VFS produce a warning means it has discovered an abnormal situation.
I don't know why it just produce a warning. But, in other fs like
fuse/nfs/overlayfs/ext4, there is further protection for this situation.
> > In the old kernel version, this situation was
> > encountered, but I don't know how it happened. It was already a scene
> > with directory errors: "Too many links".
> >
> >  kernel: WARNING: CPU: 12 PID: 12928 at fs/inode.c:286 drop_nlink+0x3e/0x50
> >  kernel: CPU: 12 PID: 12928 Comm: gbased Tainted: G        W  OE  ------------ T 3.10.0-693.21.1.el7.x86_64 #1
> >  kernel: Hardware name: HPE ProLiant BL460c Gen10/ProLiant BL460c Gen10, BIOS I41 01/23/2021
> >  kernel: Call Trace:-------------------
> >  kernel: [<ffffffff816c5fce>] dump_stack+0x19/0x1b
> >  kernel: [<ffffffff8108dfa8>] __warn+0xd8/0x100/*
> >  kernel: [<ffffffff8108e0ed>] warn_slowpath_null+0x1d/0x20
> >  kernel: [<ffffffff8122cdfe>] drop_nlink+0x3e/0x50
> >  kernel: [<ffffffffc03cdc78>] xfs_droplink+0x28/0x60 [xfs]
> >  kernel: [<ffffffffc03cf87a>] xfs_remove+0x2aa/0x320 [xfs]
> >  kernel: [<ffffffffc03c9f7a>] xfs_vn_unlink+0x5a/0xa0 [xfs]
> >  kernel: [<ffffffff8121f19c>] vfs_rmdir+0xdc/0x150
> >  kernel: [<ffffffff81221e41>] do_rmdir+0x1f1/0x220
> >  kernel: [<ffffffff81223046>] SyS_rmdir+0x16/0x20
> >  kernel: [<ffffffff816d86d5>] system_call_fastpath+0x1c/0x21
> > > That said, why wouldn't you /pin/ the link count at -1U instead of
> > > allowing it to overflow to zero?
> > > Could you please take a look at this patch that's waiting in my
> > > submission queue?
> > > https://git.kernel.org/pub/scm/linux/kernel/git/djwong/xfs-linux.git/commit/?h=inode-repair-improvements&id=05f5a82efa6395c92038e18e008aaf7154238f27
> > I think the XFS_NLINK_PINNEED(~0U) can be used prevent Overflow in inc_nlink().
> > Is it better to compare i_nlink with (0U) in drop_nlink() to prevent Underflow?
> > (like this patch does, do not make i_nlink underflow from 0 to 0xffffffff)
> Is it a problem if a directory i_nlink underflows to XFS_NLINK_PINNED?
> At that point the directory will never be freed, and xfs_repair/scrub
> get to figure out the correct link count.
> --D
Yes, with i_nlink underflows to XFS_NLINK_PINNED, the directory will become
unavailable until be repaired.
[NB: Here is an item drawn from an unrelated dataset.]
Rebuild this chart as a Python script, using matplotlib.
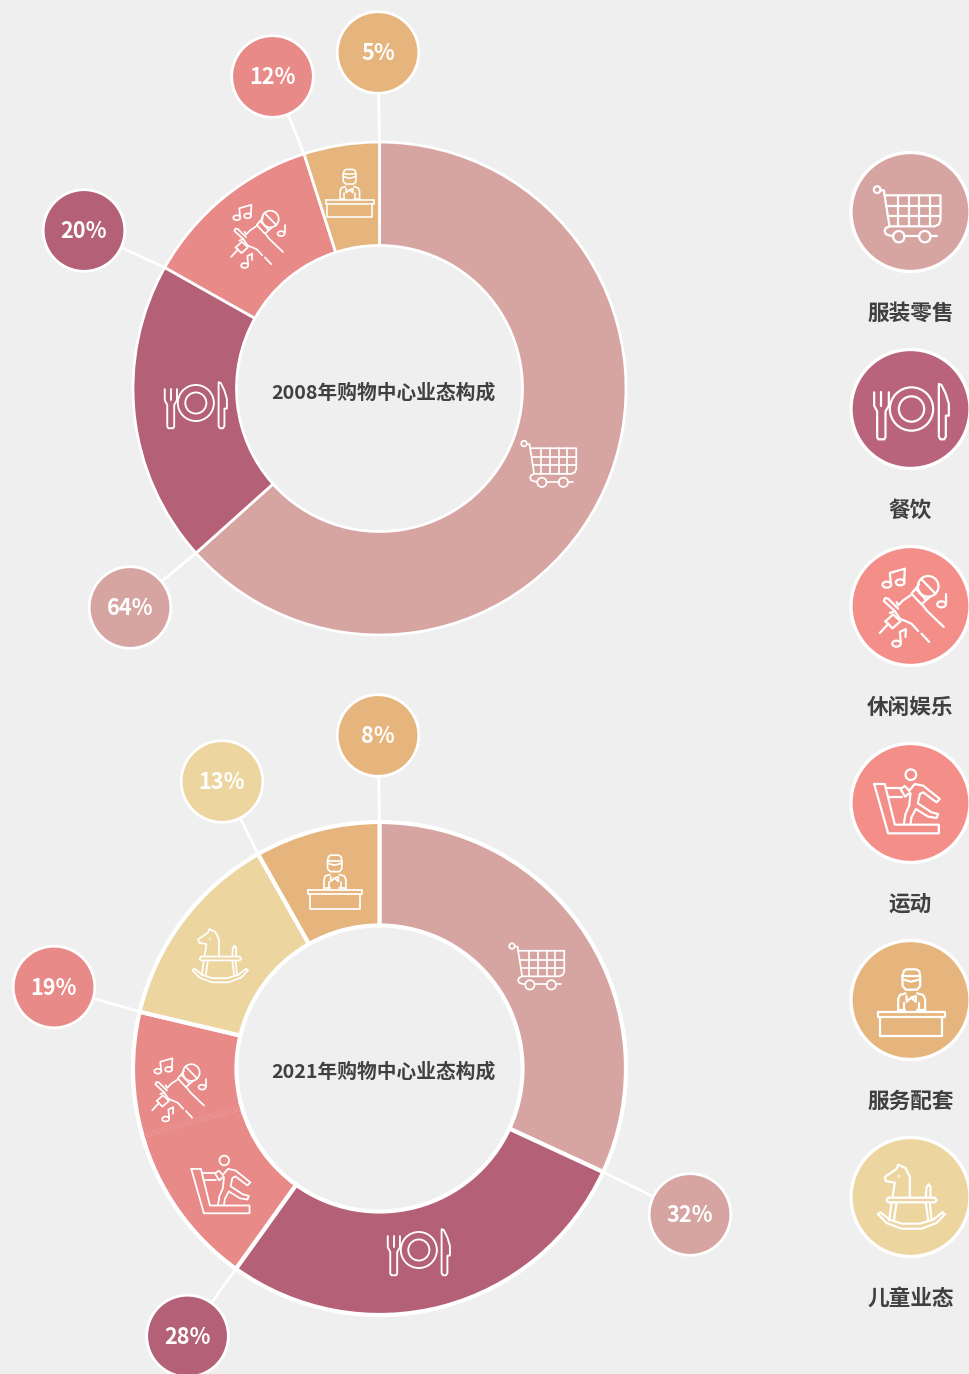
import numpy as np
import matplotlib
matplotlib.use("Agg")
import matplotlib.pyplot as plt
from matplotlib.patches import Circle, Ellipse

plt.rcParams['font.family'] = ['Noto Sans CJK SC', 'DejaVu Sans']

BG = '#efefef'
W, H = 970, 1374

# ---------- data ----------
categories = ['服装零售', '餐饮', '休闲娱乐', '运动', '服务配套', '儿童业态']
legend_colors = ['#d6a4a1', '#b9637c', '#f38e89', '#f38e89', '#e5b57d', '#ecd59f']
legend_icons = ['cart', 'plate', 'mic', 'run', 'staff', 'horse']

title_2008 = '2008年购物中心业态构成'
values_2008 = [64, 20, 12, 5]
colors_2008 = ['#d6a4a1', '#b46077', '#e88a88', '#e5b57d']
labels_2008 = ['64%', '20%', '12%', '5%']

title_2021 = '2021年购物中心业态构成'
values_2021 = [31.9, 28, 10.7, 8.1, 13.1, 8.2]
colors_2021 = ['#d6a4a1', '#b46077', '#e88a88', '#e88a88', '#ecd59f', '#e5b57d']
bubble_labels_2021 = ['32%', '28%', '19%', '13%', '8%']
bubble_ends_2021 = [0, 1, 3, 4, 5]  # slice whose end carries each bubble

fig = plt.figure(figsize=(W / 100, H / 100), dpi=100, facecolor=BG)
ax = fig.add_axes([0, 0, 1, 1])


def Y(py):
    return H - py


# ---------- icons, in a local coordinate frame ----------
def pl(*pts):
    return ('l', pts)


def circ(x, y, r):
    return ('c', x, y, r, r)


def ell(x, y, rx, ry):
    return ('c', x, y, rx, ry)


ICONS = {
    'cart': (212, 215, [
        circ(112, 148, 10),
        pl((122, 150), (132, 150), (149, 258)),
        pl((135, 165), (302, 165), (302, 240), (297, 252), (285, 258), (150, 258), (138, 263), (134, 272), (138, 281), (150, 286), (160, 286)),
        pl((194, 286), (238, 286)), pl((272, 286), (292, 286)),
        pl((175, 165), (175, 258)), pl((207, 165), (207, 258)), pl((238, 165), (238, 258)), pl((270, 165), (270, 258)),
        pl((140, 197), (302, 197)), pl((144, 227), (302, 227)),
        circ(177, 289, 17), circ(255, 289, 17),
    ]),
    'plate': (212, 805, [
        circ(215, 805, 65), circ(215, 805, 38),
        pl((103, 755), (103, 795), (112, 812), (112, 890), (116, 896), (133, 896), (137, 890), (137, 812), (147, 795), (147, 755)),
        pl((125, 755), (125, 795)),
        pl((297, 733), (297, 888), (302, 896), (313, 896), (318, 888), (318, 825), (327, 825), (327, 790), (318, 760), (305, 733), (297, 730)),
    ]),
    'mic': (212, 197, [
        circ(265, 138, 31),
        pl((244, 116), (287, 160)),
        pl((238, 132), (215, 160), (245, 192), (272, 168)),
        pl((228, 146), (258, 178)),
        pl((212, 165), (190, 180), (175, 195), (170, 185)),
        pl((175, 205), (145, 175), (136, 173), (132, 182), (165, 212), (150, 218)),
        pl((245, 190), (262, 212), (312, 260)),
        pl((165, 212), (180, 235), (215, 250), (235, 272)),
        pl((137, 243), (160, 222), (182, 243), (158, 264), (137, 243)),
        pl((146, 250), (120, 278)),
        pl((245, 280), (268, 305)),
        ell(141, 133, 13, 9), ell(181, 126, 13, 9),
        pl((153, 130), (150, 98), (195, 85), (193, 124)),
        ell(305, 192, 13, 9), pl((318, 190), (318, 160)),
        ell(170, 310, 13, 9), pl((183, 306), (180, 275), (198, 266), (197, 290)),
    ]),
    'run': (212, 787, [
        circ(213, 702, 16),
        pl((103, 730), (135, 730), (165, 852), (297, 852), (297, 878), (145, 878), (103, 730)),
        pl((140, 742), (183, 742)), pl((148, 768), (187, 768)),
        pl((208, 750), (195, 736), (182, 745), (196, 768), (210, 756)),
        pl((208, 750), (225, 730), (250, 735), (300, 775), (290, 785), (250, 755), (240, 760), (234, 788), (275, 815), (295, 820), (290, 832), (265, 828), (228, 805), (215, 830), (212, 850)),
        pl((212, 758), (208, 795), (197, 820), (192, 850)),
    ]),
    'staff': (212, 207, [
        pl((188, 135), (192, 120), (200, 115), (228, 115), (238, 120), (241, 135), (241, 165), (232, 176), (198, 176), (188, 165), (188, 135)),
        pl((188, 135), (241, 135)), pl((188, 145), (214, 152), (241, 145)),
        pl((197, 187), (180, 192), (175, 205), (175, 240)), pl((232, 187), (250, 192), (256, 205), (256, 240)),
        pl((200, 195), (200, 212), (214, 200), (228, 212), (228, 195), (214, 200)),
        pl((192, 215), (192, 235)), pl((238, 215), (238, 235)),
        pl((175, 238), (197, 238)), pl((232, 238), (256, 238)),
        pl((115, 244), (315, 244), (315, 258), (115, 258), (115, 244)),
        pl((122, 258), (122, 315), (308, 315), (308, 258)),
    ]),
    'horse': (212, 800, [
        pl((210, 800), (210, 740), (197, 713), (175, 703), (170, 716), (135, 740), (138, 752), (165, 757), (158, 800)),
        pl((272, 800), (272, 770), (266, 762), (260, 772), (258, 800)),
        pl((145, 802), (285, 802), (290, 810), (285, 816), (145, 816), (140, 810), (145, 802)),
        pl((155, 818), (148, 870)), pl((170, 818), (162, 872)),
        pl((258, 818), (265, 870)), pl((270, 818), (275, 866)),
        pl((115, 852), (122, 846), (150, 868), (185, 880), (240, 880), (280, 868), (308, 846), (315, 852), (290, 878), (245, 895), (185, 895), (140, 878), (115, 852)),
        circ(177, 737, 1),
    ]),
}


def draw_icon(name, px, py, s, lw, z=6):
    ox, oy, parts = ICONS[name]
    for p in parts:
        if p[0] == 'l':
            pts = np.array(p[1], float)
            ax.plot(px + (pts[:, 0] - ox) * s, Y(py + (pts[:, 1] - oy) * s), color='white', lw=lw,
                    solid_capstyle='round', solid_joinstyle='round', zorder=z)
        else:
            _, x, y, rx, ry = p
            ax.add_patch(Ellipse((px + (x - ox) * s, Y(py + (y - oy) * s)), 2 * rx * s, 2 * ry * s,
                                 fc='none', ec='white', lw=lw, zorder=z))


def boundary(cx, cy, r, values, i):
    """Point on the outer rim at the clockwise end of slice i."""
    a = np.pi / 2 - 2 * np.pi * sum(values[:i + 1]) / sum(values)
    return cx + r * np.cos(a), cy + r * np.sin(a)


def donut(cpx, cpy, values, colors, edge_lw):
    ax.pie(values, colors=colors, startangle=90, counterclock=False, radius=246.5,
           center=(cpx, Y(cpy)), frame=True,
           wedgeprops=dict(width=103.5, edgecolor='white', linewidth=edge_lw, zorder=3))


def bubble(px, py, text, color, start):
    ax.plot([start[0], px], [start[1], Y(py)], color='white', lw=2.0, zorder=2)
    ax.add_patch(Circle((px, Y(py)), 40.8, fc=color, ec='white', lw=2.0, zorder=4))
    ax.text(px, Y(py) - 1.2, text, color='white', fontsize=15.6, fontweight='bold', ha='center', va='center', zorder=5)


# ---------- 2008 donut ----------
c1 = (379.5, 388.5)
donut(c1[0], c1[1], values_2008, colors_2008, 2.0)
pos_2008 = [(130, 607.5), (84, 230.5), (272.5, 76.5), (378, 52.5)]
for i, (lab, pos) in enumerate(zip(labels_2008, pos_2008)):
    bubble(pos[0], pos[1], lab, colors_2008[i], boundary(c1[0], Y(c1[1]), 246, values_2008, i))
ax.text(383.5, Y(393.2), title_2008, color='#404040', fontsize=14.2, fontweight='bold', ha='center', va='center', zorder=5)

draw_icon('cart', 551.5, 462, .275, 1.25)
draw_icon('plate', 195, 403, .2775, 1.35)
draw_icon('mic', 256, 235, .27, 1.25)
draw_icon('staff', 349, 191.5, .24, 1.15)

# ---------- 2021 donut ----------
c2 = (379.5, 1068.5)
donut(c2[0], c2[1], values_2021, colors_2021, 3.0)
# faint dashed divider between the two same-coloured slices
inner = boundary(c2[0], Y(c2[1]), 143, values_2021, 2)
outer = boundary(c2[0], Y(c2[1]), 246, values_2021, 2)
ax.plot([inner[0], outer[0]], [inner[1], outer[1]], color='#e88a88', lw=3.4, zorder=4, solid_capstyle='butt')
ax.plot([inner[0], outer[0]], [inner[1], outer[1]], color='#eda5a3', lw=0.5, ls=(0, (3, 2)), zorder=4)
# restore outer / inner rim at the divider
for rr in (246.5, 143):
    a0 = np.arctan2(outer[1] - Y(c2[1]), outer[0] - c2[0])
    th = np.linspace(a0 - .03, a0 + .03, 8)
    ax.plot(c2[0] + rr * np.cos(th), Y(c2[1]) + rr * np.sin(th), color='white', lw=3.0, zorder=5)

pos_2021 = [(690, 1214.5), (187.5, 1336), (54, 987), (222, 781.5), (378, 735.5)]
bubble_colors_2021 = ['#d6a4a1', '#b46077', '#e88a88', '#ecd59f', '#e5b57d']
for lab, pos, j, col in zip(bubble_labels_2021, pos_2021, bubble_ends_2021, bubble_colors_2021):
    bubble(pos[0], pos[1], lab, col, boundary(c2[0], Y(c2[1]), 246, values_2021, j))
ax.text(383.5, Y(1072.2), title_2021, color='#404040', fontsize=14.2, fontweight='bold', ha='center', va='center', zorder=5)

draw_icon('cart', 539.5, 964.5, .275, 1.25)
draw_icon('plate', 418, 1250, .2775, 1.35)
draw_icon('mic', 177, 1088.5, .27, 1.25)
draw_icon('run', 224, 1186, .30, 1.3)
draw_icon('horse', 219.5, 956, .277, 1.25)
draw_icon('staff', 334, 880, .27, 1.25)

# ---------- legend ----------
leg_y = [212, 409, 606, 803, 1000, 1197]
lab_y = [313.2, 510.2, 707.2, 904.2, 1101.2, 1298.2]
for name, col, ic, cy, ly in zip(categories, legend_colors, legend_icons, leg_y, lab_y):
    ax.add_patch(Circle((910.5, Y(cy)), 59.5, fc=col, ec='white', lw=2.4, zorder=4))
    draw_icon(ic, 910.5, cy, 1 / 3, 1.6)
    ax.text(910.5, Y(ly), name, color='#404040', fontsize=15.6, fontweight='bold', ha='center', va='center', zorder=5)

ax.set_xlim(0, W)
ax.set_ylim(0, H)
ax.set_aspect('equal')
ax.axis('off')
fig.savefig('out.png', dpi=100, facecolor=BG)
But the running service on this directory will be
failed. If i_nlink is protected from underflow, the use of the directory can continue,
and the continuity of services is guaranteed. The incorrect count also will be fixed
at next repair.
> >
> > Thanks.
> > > --D
> > >> @@ -2442,7 +2451,12 @@ STATIC int xfs_iunlink_remove(struct xfs_trans *tp, struct xfs_perag *pag,
> > >>       */
> > >>      if (is_dir) {
> > >>          ASSERT(VFS_I(ip)->i_nlink >= 2);
> > >> -        if (VFS_I(ip)->i_nlink != 2) {
> > >> +        if (VFS_I(ip)->i_nlink < 2) {
> > >> +            xfs_warn(ip->i_mount,
> > >> +            "%s: Remove dir (inode %llu) with invalid links.",
> > >> +                 __func__, ip->i_ino);
> > >> +        }
> > >> +        if (VFS_I(ip)->i_nlink > 2) {
> > >>              error = -ENOTEMPTY;
> > >>              goto out_trans_cancel;
> > >>          }
> > >> --
> > >> 1.8.3.1